11/05/2007
When Bugs Bunny Drinks a Potion and Blows Flames Out of His Mouth
the cayenne, dad.
Sweet Mary, Mother of God, I nearly killed myself today. I've read some stuff and seen some products pushed as "Aztec" style drinking chocolates. I make totally killer drinking chocolate at work and I'm always looking to expand our drink selection, add variety and drop mad coffee knowledge on the masses. Most of the stuff I'd looked at was coco or drinking chocolate with cayenne added, so I decided to try it.
Obviously, I know that cayenne is VERY strong and super fucking hot... I'm not stupid, and I do work with food on a daily basis.
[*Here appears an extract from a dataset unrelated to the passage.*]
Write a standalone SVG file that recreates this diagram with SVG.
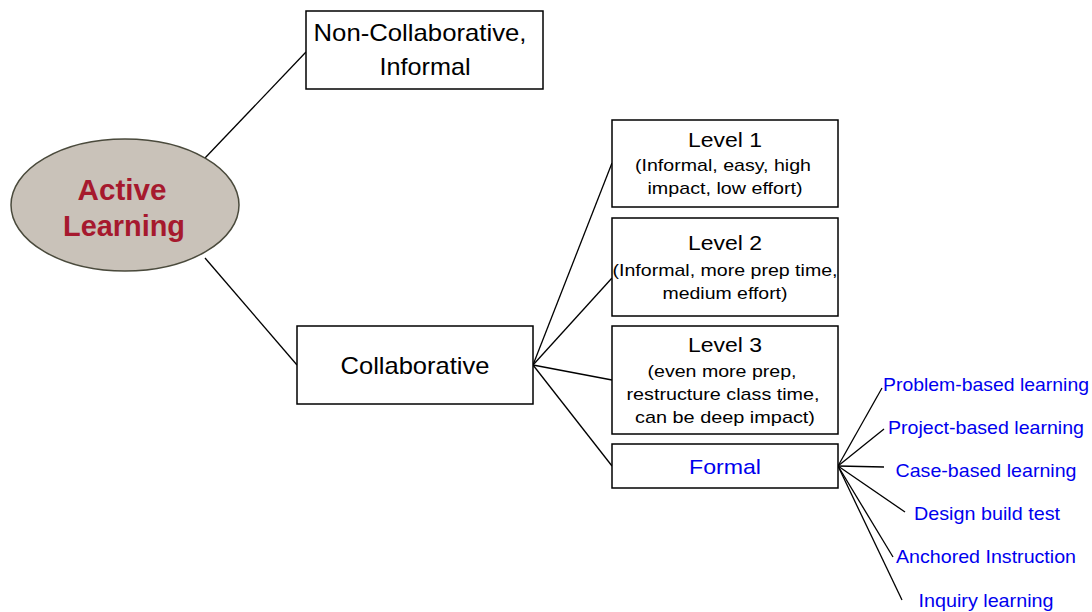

I figured that 1/4 teaspoon in an 8oz cup of steamed soy milk and chocolate shavings would give it a little kick. Seems reasonable, yeah?
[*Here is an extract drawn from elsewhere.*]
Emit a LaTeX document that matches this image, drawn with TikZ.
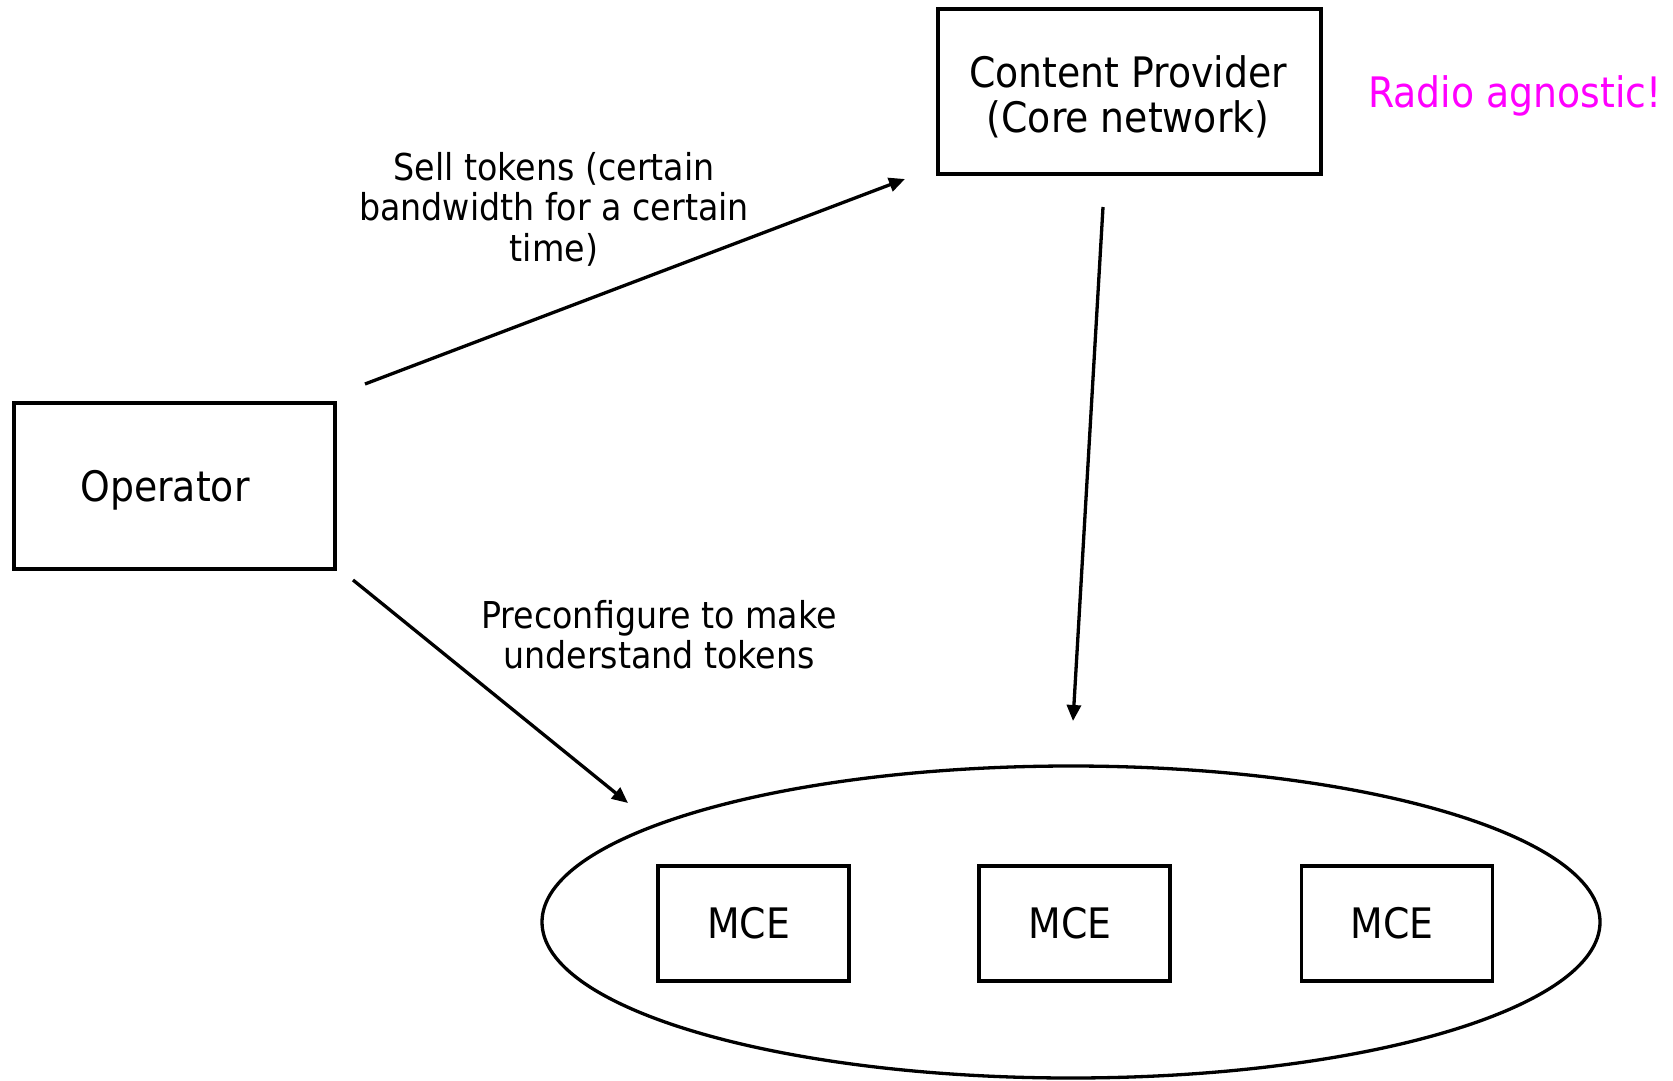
\documentclass[tikz,border=0pt]{standalone}
\usepackage{fontspec}
\setmainfont{DejaVu Sans}[FakeStretch=0.9]
\usetikzlibrary{arrows.meta,shapes.geometric}
\definecolor{agnostic}{RGB}{255,0,255}
\begin{document}
\begin{tikzpicture}[x=1pt,y=-1pt,
  box/.style={draw,line width=3.3pt,rectangle,inner sep=0pt},
  boxtext/.style={inner sep=0pt,align=center,font=\fontsize{42}{45}\selectfont},
  lbl/.style={inner sep=0pt,align=center,font=\fontsize{37}{40.5}\selectfont},
  conn/.style={line width=3.3pt,-{Triangle[length=16pt,width=14pt]}},
]
\useasboundingbox (0,0) rectangle (1673,1081);

% main parties
\node[box,minimum width=383pt,minimum height=165pt] (cp) at (1129.5,91.5) {};
\node[boxtext] (cpT) at (1128,97) {Content Provider\\(Core network)};
\node[box,minimum width=321pt,minimum height=166pt] (op) at (174.5,486) {};
\node[boxtext] (opT) at (165,490) {Operator};
\node[inner sep=0pt,text=agnostic,font=\fontsize{42}{45}\selectfont] (radio)
  at (1515,96) {Radio agnostic!};

% group of MCEs
\node[draw,ellipse,line width=3.3pt,minimum width=1058pt,minimum height=312pt,
  inner sep=0pt] (grp) at (1071,922) {};
\node[box,minimum width=191pt,minimum height=115pt] (mceA) at (753.5,923.5) {};
\node[box,minimum width=191pt,minimum height=115pt] (mceB) at (1074.5,923.5) {};
\node[box,minimum width=191pt,minimum height=115pt] (mceC) at (1397,923.5) {};
\node[boxtext] (mceAT) at (748.5,923.5) {MCE};
\node[boxtext] (mceBT) at (1070,923.5) {MCE};
\node[boxtext] (mceCT) at (1392,923.5) {MCE};

% arrow end points
\coordinate (sellS) at (365,384);
\coordinate (sellE) at (905,179);
\coordinate (preS) at (353,580);
\coordinate (preE) at (628,803);
\coordinate (coreS) at (1103,207);
\coordinate (coreE) at (1073,721);

\draw[conn] (sellS) -- (sellE);
\draw[conn] (preS) -- (preE);
\draw[conn] (coreS) -- (coreE);

% arrow labels
\node[lbl] (sellL) at (554,209)
  {Sell tokens (certain\\bandwidth for a certain\\time)};
\node[lbl] (preL) at (659,634.5)
  {Preconfigure to make\\understand tokens};
\end{tikzpicture}
\end{document}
I foamed the soy, dropped the choc and pepper in the ibrik pitcher, poured the milk over and whisked. Dumped into a cup, I let it sit for a couple of seconds while I rinsed my dishes (rinse your pitchers after every drink, you lazy Starbux piece of milk-refoaming shit). I tasted it. It was great... for the three seconds before my throat and tongue exploded in pain. Wow. 1/4 teaspoon is WAY TO FUCKING MUCH CAYENNE PEPPER. I was gagging and coughing. It sucked a dick. I'm trying it again tomorrow, I'll be using 1/8 teaspoon in 12oz. We'll see how it goes.